Alternative splicing can also act to turn genes off or on. In mRNA, codons, consisting of three adjacent nucleotides , either encode an amino acid or signal the ribosome to stop synthesizing a polypeptide . Normally, exon sequences must not encode stop codons (AUG, UAG, or UAA) until after the final amino-acid-coding codon. Alternative splicing can introduce a stop codon in the beginning or middle of a protein-coding sequence, resulting in an mRNA that encodes a prematurely truncated polypeptide.
Human hearing offers a dramatic illustration of how important alternative splicing is in everyday life. Microscopic hair cells lining the inner ear vibrate when stimulated by sound. One of the proteins in the hair cells that plays a role in the hearing sensation is a calcium-activated potassium channel. The gene for this protein can generate more than five hundred different mRNA variants through alternative splicing. The resulting potassiumchannel proteins have slightly differing physiological properties. This is in part what tunes hair cells to different frequencies.
see also Gene; Proteins; RNA Processing; Transcription.
Paul J. Muhlrad
Alberts, Bruce, et al. Molecular Biology of the Cell, 4th ed. New York: Garland Science,2002.
Griffiths, Anthony J. F., et al. An Introduction to Genetic Analysis, 7th ed. New York: W. H. Freeman, 2000.
Lodish, Harvey, et al. Molecular Cell Biology, 4th ed. New York: W. H. Freeman, 2000.

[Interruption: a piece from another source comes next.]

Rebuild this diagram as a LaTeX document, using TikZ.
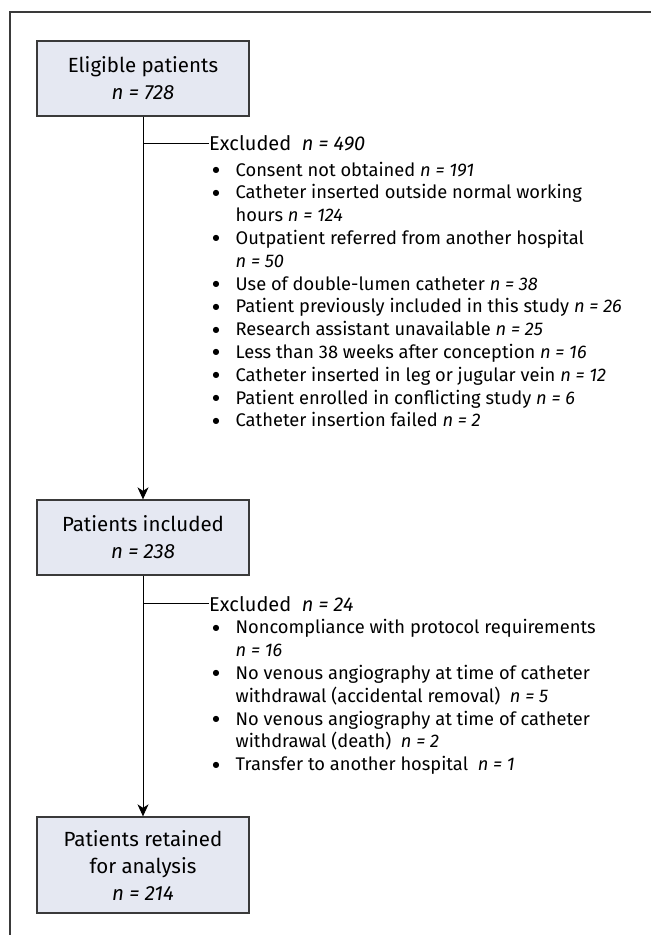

The sensitivity of the human ear to a wide range of sound frequencies is due to alternative splicing of a potassium channel gene, giving rise to a set of related proteins whose exact form varies with the position in the cochlea.
The protozoan Trypanosome brucei, which causes African sleeping sickness, edits some of its messenger RNA molecules after they are transcribed. Uracil nucleotides are added in some locations in the mature RNA and deleted from others. Similar cases of RNA editing occur in other organisms, and even in humans. The human apolipoprotein B gene is edited in the intestine but not in the liver, leading to two distinct forms of the protein, serving different functions in the two organs.